Portfolio Management is about doing the right projects. A portfolio of high-value new product development projects maximizes overall return on innovation investment. When Portfolio Management is properly implemented, occurs regularly, and is conducted well, it positively impacts business results:

  • The best projects are selected and advanced based on business merit to produce a steady-stream of winners.
  • Resources are optimally allocated to operationalize the Innovation Strategy.
  • There is visibility into project prioritization.
  • Cross-functional leaders and managers align on the right priorities.
  • Projects are sufficiently resourced.
  • The new product project pipeline is positioned to maximize return on investment.

Portfolio Management

The 4 Goals of Portfolio Management

  1. Maximize the Value of Your New Product Portfolio
    The end goal is a portfolio that yields long term profitability and maximizes return on your new product development investment.
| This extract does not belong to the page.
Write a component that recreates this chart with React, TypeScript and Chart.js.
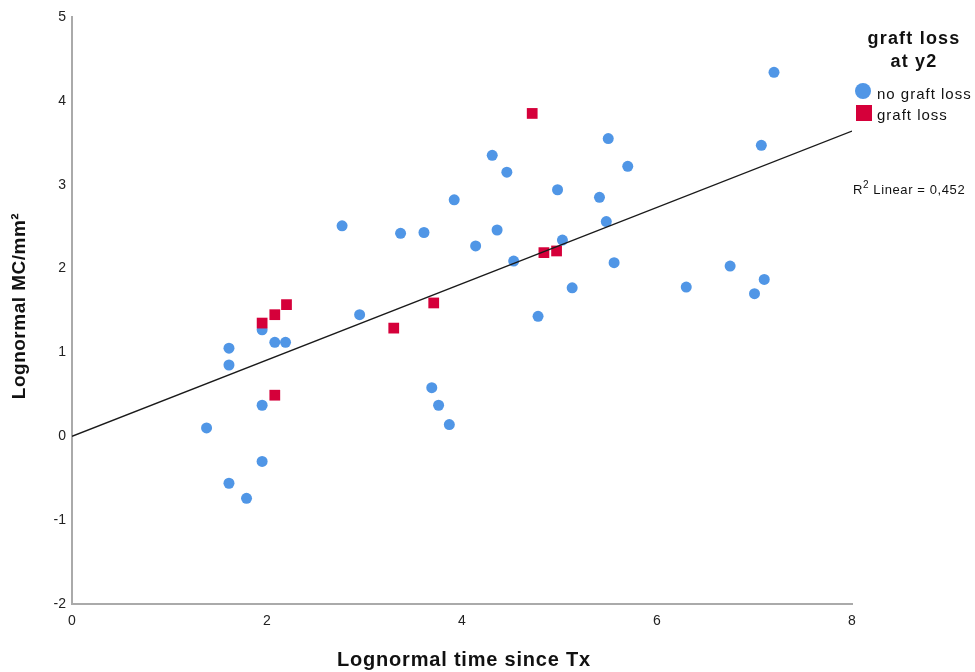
import React, { useEffect, useRef } from "react";
import { Chart, registerables } from "chart.js";

Chart.register(...registerables);

const noLossX = [1.38, 1.61, 1.61, 1.61, 1.79, 1.95, 1.95, 1.95, 2.08, 2.19, 2.77, 2.95, 3.37, 3.61, 3.69, 3.76, 3.87, 3.92, 4.14, 4.31, 4.36, 4.46, 4.53, 4.78, 4.98, 5.03, 5.13, 5.41, 5.50, 5.48, 5.56, 5.70, 6.30, 6.75, 7.00, 7.07, 7.10, 7.20];
const noLossY = [0.10, 1.05, 0.85, -0.56, -0.74, 1.27, 0.37, -0.30, 1.12, 1.12, 2.51, 1.45, 2.42, 2.43, 0.58, 0.37, 0.14, 2.82, 2.27, 3.35, 2.46, 3.15, 2.09, 1.43, 2.94, 2.34, 1.77, 2.85, 3.55, 2.56, 2.07, 3.22, 1.78, 2.03, 1.70, 3.47, 1.87, 4.34];

const lossX = [1.95, 2.08, 2.20, 2.08, 3.30, 3.71, 4.72, 4.84, 4.97];
const lossY = [1.35, 1.45, 1.57, 0.49, 1.29, 1.59, 3.85, 2.19, 2.21];

const fitIntercept = 0.0;
const fitSlope = 0.455;
const fitRange = [0, 8];
const r2Text = "0,452";

const xTicks = [0, 2, 4, 6, 8];
const yTicks = [-2, -1, 0, 1, 2, 3, 4, 5];

const seriesNames = ["no graft loss", "graft loss"];
const legendTitle = ["graft loss", "at y2"];
const xTitle = "Lognormal time since Tx";
const yTitle = "Lognormal MC/mm²";

const BLUE = "#5096e6";
const RED = "#d5003a";
const FONT = "'Liberation Sans', Arial, sans-serif";

const textPlugin = {
  id: "textPlugin",
  afterDraw(chart: any) {
    const ctx = chart.ctx as CanvasRenderingContext2D;
    const area = chart.chartArea;
    ctx.save();
    ctx.fillStyle = "#111";
    // x title
    ctx.font = `bold 20px ${FONT}`;
    ctx.textAlign = "center";
    ctx.textBaseline = "middle";
    (ctx as any).letterSpacing = "0.8px";
    ctx.fillText(xTitle, (area.left + area.right) / 2 + 2, 660);
    // y title
    ctx.save();
    ctx.translate(20, 306);
    ctx.rotate(-Math.PI / 2);
    ctx.font = `bold 19px ${FONT}`;
    (ctx as any).letterSpacing = "0.5px";
    ctx.fillText(yTitle, 0, 0);
    ctx.restore();
    // legend title
    ctx.font = `bold 18px ${FONT}`;
    (ctx as any).letterSpacing = "1.2px";
    ctx.fillText(legendTitle[0], 914, 39);
    ctx.fillText(legendTitle[1], 914, 62);
    // legend markers
    ctx.fillStyle = BLUE;
    ctx.beginPath();
    ctx.arc(863, 91, 8, 0, Math.PI * 2);
    ctx.fill();
    ctx.fillStyle = RED;
    ctx.fillRect(856, 105, 16, 16);
    ctx.fillStyle = "#111";
    ctx.font = `15px ${FONT}`;
    (ctx as any).letterSpacing = "1px";
    ctx.textAlign = "left";
    ctx.fillText(seriesNames[0], 877, 95);
    ctx.fillText(seriesNames[1], 877, 116);
    // R2
    (ctx as any).letterSpacing = "0.6px";
    ctx.font = `13px ${FONT}`;
    ctx.fillText("R", 853, 190);
    const rw = ctx.measureText("R").width;
    ctx.font = `10px ${FONT}`;
    ctx.fillText("2", 853 + rw, 185);
    const tw = ctx.measureText("2").width;
    ctx.font = `13px ${FONT}`;
    ctx.fillText(" Linear = " + r2Text, 853 + rw + tw, 190);
    ctx.restore();
  },
};

export default function App() {
  const ref = useRef<HTMLCanvasElement | null>(null);
  useEffect(() => {
    if (!ref.current) return;
    const noLoss = noLossX.map((x, i) => ({ x, y: noLossY[i] }));
    const loss = lossX.map((x, i) => ({ x, y: lossY[i] }));
    const fit = fitRange.map((x) => ({ x, y: fitIntercept + fitSlope * x }));
    const chart = new Chart(ref.current, {
      type: "scatter",
      data: {
        datasets: [
          {
            label: seriesNames[0],
            data: noLoss,
            pointStyle: "circle",
            pointRadius: 5.5,
            backgroundColor: BLUE,
            borderWidth: 0,
            order: 3,
          },
          {
            label: seriesNames[1],
            data: loss,
            pointStyle: "rect",
            pointRadius: 7.6,
            backgroundColor: RED,
            borderWidth: 0,
            order: 2,
          },
          {
            type: "line",
            label: "fit",
            data: fit,
            borderColor: "#1a1a1a",
            borderWidth: 1.3,
            pointRadius: 0,
            fill: false,
            order: 1,
          } as any,
        ],
      },
      options: {
        responsive: false,
        animation: false,
        layout: { padding: { left: 0, top: 17, right: 123, bottom: 0 } },
        plugins: { legend: { display: false }, tooltip: { enabled: false } },
        scales: {
          x: {
            type: "linear",
            min: 0,
            max: 8,
            afterFit: (s: any) => {
              s.height = 68;
            },
            afterBuildTicks: (s: any) => {
              s.ticks = xTicks.map((v) => ({ value: v }));
            },
            grid: { display: true, color: "rgba(0,0,0,0)", drawTicks: false },
            border: { display: true, color: "#aaaaaa", width: 2 },
            ticks: { padding: 9, color: "#222", font: { size: 14, family: FONT } },
          },
          y: {
            type: "linear",
            min: -2,
            max: 5,
            afterFit: (s: any) => {
              s.width = 72;
            },
            afterBuildTicks: (s: any) => {
              s.ticks = yTicks.map((v) => ({ value: v }));
            },
            grid: { display: true, color: "rgba(0,0,0,0)", drawTicks: false },
            border: { display: true, color: "#aaaaaa", width: 2 },
            ticks: { padding: 6, color: "#222", font: { size: 14, family: FONT } },
          },
        },
      },
      plugins: [textPlugin],
    });
    return () => chart.destroy();
  }, []);
  return (
    <div style={{ position: "absolute", left: 0, top: 0, width: 975, height: 672, background: "#fff" }}>
      <canvas ref={ref} width={975} height={672} style={{ width: 975, height: 672 }} />
    </div>
  );
}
Resources (capital and people) should be allocated to increase portfolio value. Common methods used include: scoring models, checklists, and financial models.
  2. Balance Your Portfolio of New Product Projects
    Your portfolio of new product projects should include a balance of different project types: long term versus short term projects, high risk versus low risk projects, and projects across various markets and technologies. Common methods used to balance portfolios include visual charts (i.e. bubble diagrams and pie charts).
  3. Align Your Portfolio with Your Strategy
    Strategy becomes real when you spend money. Ensure your Innovation Strategy aligns resource allocation with your strategic priorities. There are 2 ways to approach decision making: a bottom-up approach (project-level decision making at the gates), and a top-down approach (dominated by a portfolio review of all projects). Some companies combine both to achieve success.
  4. Pick the Right Number of Projects
    Resources (people, assets, and capital) are finite. Project delays result when there are too many projects in the pipeline and not enough resources to complete them on time. Selecting the right number of projects to maximize your resources is critical. A common method is to maintain a prioritized list of rank-ordered projects. Another method is to monitor resource supply and demand to determine availability for new product projects.

Portfolio Management: An Opportunity to Impact Innovation Performance

Portfolio management and new product development project prioritization are critical, value-add management activities. Innovation management experts Scott Edgett’s and Robert Cooper’s pioneering work in this area identifies problems that can be attributed to ineffective (or a complete lack) of product portfolio management:

  1. A Strong Reluctance to Kill Projects
    There are no consistent Go/Kill decisions criteria. Projects are simply added to the ‘active list’ of projects with no clear directional focus. Resources are spread too thinly across projects. This results in: longer time-to-market; poor quality of execution, and higher than acceptable failure rates.
  2. Poor Go/Kill and Project Selection Decisions
    There are too many mediocre projects in the pipeline (i.e. extensions, enhancements) and a lack of high value projects. The few good projects are starved of resources, take too long to get to market and fail to achieve results.
  3. The Wrong Projects are Selected
    Decisions are made based on politics, opinion and emotion. Many of these ‘ill-selected’ projects fail to achieve results.
  4. Strategic Criteria Are Missing
    Most projects lack strategic alignment because they are not evaluated or scored on business and innovation strategy criteria. Overall spending does not reflect the business’s strategic priorities because the new product projects selected are a poor fit with the Innovation Strategy.